§ PROBLEM TO WORK ON: Pick out the lines in the listing below that contain the word "React" and copy them.

§ INFORMATION SUPPLIED:
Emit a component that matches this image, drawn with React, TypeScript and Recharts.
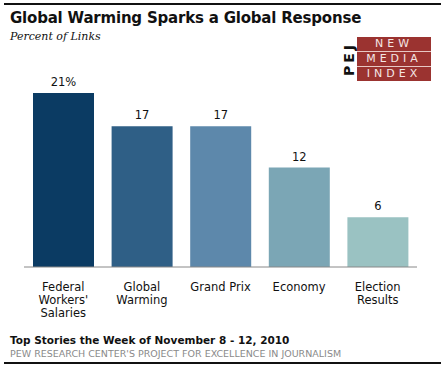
import React from 'react'
import { BarChart, Bar, XAxis, YAxis, Cell, LabelList } from 'recharts'

const categories = ['Federal Workers\' Salaries', 'Global Warming', 'Grand Prix', 'Economy', 'Election Results']
const tickLines = [
  ['Federal', 'Workers\'', 'Salaries'],
  ['Global', 'Warming'],
  ['Grand Prix'],
  ['Economy'],
  ['Election', 'Results'],
]
const values = [21, 17, 17, 12, 6]
const barColors = ['#0b3b63', '#2f5f86', '#5d88ab', '#7ba6b5', '#9ac2c2']

const data = categories.map((name, i) => ({ name, idx: i, value: values[i] }))

const FONT = 'Verdana, "DejaVu Sans", sans-serif'

const Tick = ({ x, y, payload }: any) => {
  const lines = tickLines[payload.index] || []
  return (
    <text x={x} y={y} textAnchor="middle" fontFamily={FONT} fontSize={11.5} fill="#111">
      {lines.map((l, i) => (
        <tspan key={i} x={x} dy={i === 0 ? 16 : 13}>{l}</tspan>
      ))}
    </text>
  )
}

function Logo() {
  const row: React.CSSProperties = {
    color: '#f4e6e4', fontFamily: FONT, fontSize: 11, letterSpacing: 4,
    textAlign: 'center', height: 14, lineHeight: '14px',
  }
  return (
    <div style={{ position: 'absolute', left: 339, top: 37, width: 92, height: 44 }}>
      <div style={{
        position: 'absolute', left: -12, top: 15, width: 44, height: 14,
        transform: 'rotate(-90deg)', fontFamily: FONT, fontWeight: 'bold', fontSize: 14,
        letterSpacing: 3, textAlign: 'center', lineHeight: '14px', color: '#111',
      }}>PEJ</div>
      <div style={{ position: 'absolute', left: 18, top: 0, width: 74, height: 44, background: '#9b3330' }}>
        <div style={{ ...row, borderBottom: '1px solid #e8c8c4' }}>NEW</div>
        <div style={{ ...row, borderBottom: '1px solid #e8c8c4' }}>MEDIA</div>
        <div style={row}>INDEX</div>
      </div>
    </div>
  )
}

export default function App() {
  return (
    <div style={{ position: 'absolute', left: 0, top: 0, width: 445, height: 367, background: '#fff', overflow: 'hidden' }}>
      <div style={{ position: 'absolute', left: 4, top: 3, width: 437, borderTop: '2px solid #111' }} />
      <div style={{ position: 'absolute', left: 10, top: 9, fontFamily: FONT, fontWeight: 'bold', fontSize: 15, letterSpacing: -0.2, color: '#111', whiteSpace: 'nowrap' }}>
        Global Warming Sparks a Global Response
      </div>
      <div style={{ position: 'absolute', left: 10, top: 30, fontFamily: 'Georgia, "DejaVu Serif", serif', fontStyle: 'italic', fontSize: 11, color: '#111' }}>
        Percent of Links
      </div>
      <Logo />
      <div style={{ position: 'absolute', left: 0, top: 0 }}>
        <BarChart width={445} height={367} data={data} margin={{ top: 93, right: 28, left: 24, bottom: 40 }}>
          <XAxis dataKey="name" axisLine={{ stroke: '#888' }} tickLine={false} tick={<Tick />} interval={0} height={60} />
          <YAxis hide domain={[0, 21]} />
          <Bar dataKey="value" barSize={61} isAnimationActive={false}>
            {data.map((d) => (
              <Cell key={d.name} fill={barColors[d.idx]} />
            ))}
            <LabelList
              dataKey="value"
              position="top"
              offset={7}
              formatter={(v: any) => (v === 21 ? `${v}%` : `${v}`)}
              style={{ fontFamily: FONT, fontSize: 11.5, fill: '#111' }}
            />
          </Bar>
        </BarChart>
      </div>
      <div style={{ position: 'absolute', left: 10, top: 334, fontFamily: FONT, fontWeight: 'bold', fontSize: 10.5, color: '#111', whiteSpace: 'nowrap' }}>
        Top Stories the Week of November 8 - 12, 2010
      </div>
      <div style={{ position: 'absolute', left: 10, top: 348, fontFamily: FONT, fontSize: 9.5, color: '#8a8a8a', whiteSpace: 'nowrap' }}>
        PEW RESEARCH CENTER'S PROJECT FOR EXCELLENCE IN JOURNALISM
      </div>
      <div style={{ position: 'absolute', left: 4, top: 362, width: 437, borderTop: '2px solid #111' }} />
    </div>
  )
}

§ TASK RESPONSE:
Emit a component that matches this image, drawn with React, TypeScript and Recharts.
import React from 'react'
  const row: React.CSSProperties = {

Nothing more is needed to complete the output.